Make an exact transcription of the material, leaving out all images.

──────── Source excerpt

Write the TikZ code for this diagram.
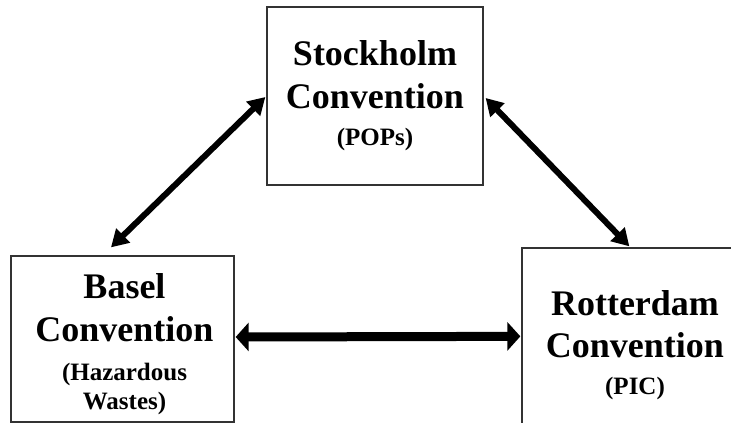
\documentclass[tikz,border=0pt]{standalone}
\usepackage{fontspec}
\setmainfont{Liberation Serif}
\usetikzlibrary{arrows.meta,calc}
\begin{document}
\begin{tikzpicture}[x=1pt,y=-1pt,
  box/.style={draw=black!80,line width=1.3pt,rectangle,inner sep=0pt},
  big/.style={anchor=base,inner sep=0pt,font=\fontsize{36}{40}\selectfont\bfseries},
  small/.style={anchor=base,inner sep=0pt,font=\fontsize{25}{28}\selectfont\bfseries},
  diag/.style={line width=6pt,{Triangle[length=17pt,width=19pt]}-{Triangle[length=17pt,width=19pt]}},
  horiz/.style={line width=9pt,{Triangle[length=13pt,width=28pt]}-{Triangle[length=13pt,width=28pt]}}
]
\path[use as bounding box,clip] (0,0) rectangle (731,423);
% boxes
\node[box,minimum width=216pt,minimum height=178pt] (S) at (375,96) {};
\node[box,minimum width=223pt,minimum height=166pt] (B) at (122.5,339) {};
\node[box,minimum width=220pt,minimum height=200pt] (R) at (632,348) {};
% texts
\node[big] (S1) at (375,65) {Stockholm};
\node[big] (S2) at (375,108) {Convention};
\node[small] (S3) at (375,145) {(POPs)};
\node[big] (B1) at (124.5,298) {Basel};
\node[big] (B2) at (124.5,341) {Convention};
\node[small] (B3) at (124.5,380) {(Hazardous};
\node[small] (B4) at (124.5,409) {Wastes)};
\node[big] (R1) at (635,315) {Rotterdam};
\node[big] (R2) at (635,357) {Convention};
\node[small] (R3) at (635,394) {(PIC)};
% connector end points
\coordinate (sb1) at ($(S.west)+(-1,1)$);
\coordinate (sb2) at ($(B.north)+(-11.5,-8)$);
\coordinate (sr1) at ($(S.east)+(2,2)$);
\coordinate (sr2) at ($(R.north west)+(108,-1)$);
\coordinate (br1) at ($(B.east)+(1,-2)$);
\coordinate (br2) at ($(R.north west)+(-1,89)$);
% connectors
\draw[diag] (sb1) -- (sb2);
\draw[diag] (sr1) -- (sr2);
\draw[horiz] (br1) -- (br2);
\end{tikzpicture}
\end{document}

────────────────

* [The answer]:
Write the TikZ code for this diagram.
\documentclass[tikz,border=0pt]{standalone}
\usepackage{fontspec}
\setmainfont{Liberation Serif}
\usetikzlibrary{arrows.meta,calc}
\begin{document}
\begin{tikzpicture}[x=1pt,y=-1pt,
  box/.style={draw=black!80,line width=1.3pt,rectangle,inner sep=0pt},
  big/.style={anchor=base,inner sep=0pt,font=\fontsize{36}{40}\selectfont\bfseries},
  small/.style={anchor=base,inner sep=0pt,font=\fontsize{25}{28}\selectfont\bfseries},
  diag/.style={line width=6pt,{Triangle[length=17pt,width=19pt]}-{Triangle[length=17pt,width=19pt]}},
  horiz/.style={line width=9pt,{Triangle[length=13pt,width=28pt]}-{Triangle[length=13pt,width=28pt]}}
]
\path[use as bounding box,clip] (0,0) rectangle (731,423);
% boxes
\node[box,minimum width=216pt,minimum height=178pt] (S) at (375,96) {};
\node[box,minimum width=223pt,minimum height=166pt] (B) at (122.5,339) {};
\node[box,minimum width=220pt,minimum height=200pt] (R) at (632,348) {};
% texts
\node[big] (S1) at (375,65) {Stockholm};
\node[big] (S2) at (375,108) {Convention};
\node[small] (S3) at (375,145) {(POPs)};
\node[big] (B1) at (124.5,298) {Basel};
\node[big] (B2) at (124.5,341) {Convention};
\node[small] (B3) at (124.5,380) {(Hazardous};
\node[small] (B4) at (124.5,409) {Wastes)};
\node[big] (R1) at (635,315) {Rotterdam};
\node[big] (R2) at (635,357) {Convention};
\node[small] (R3) at (635,394) {(PIC)};
% connector end points
\coordinate (sb1) at ($(S.west)+(-1,1)$);
\coordinate (sb2) at ($(B.north)+(-11.5,-8)$);
\coordinate (sr1) at ($(S.east)+(2,2)$);
\coordinate (sr2) at ($(R.north west)+(108,-1)$);
\coordinate (br1) at ($(B.east)+(1,-2)$);
\coordinate (br2) at ($(R.north west)+(-1,89)$);
% connectors
\draw[diag] (sb1) -- (sb2);
\draw[diag] (sr1) -- (sr2);
\draw[horiz] (br1) -- (br2);
\end{tikzpicture}
\end{document}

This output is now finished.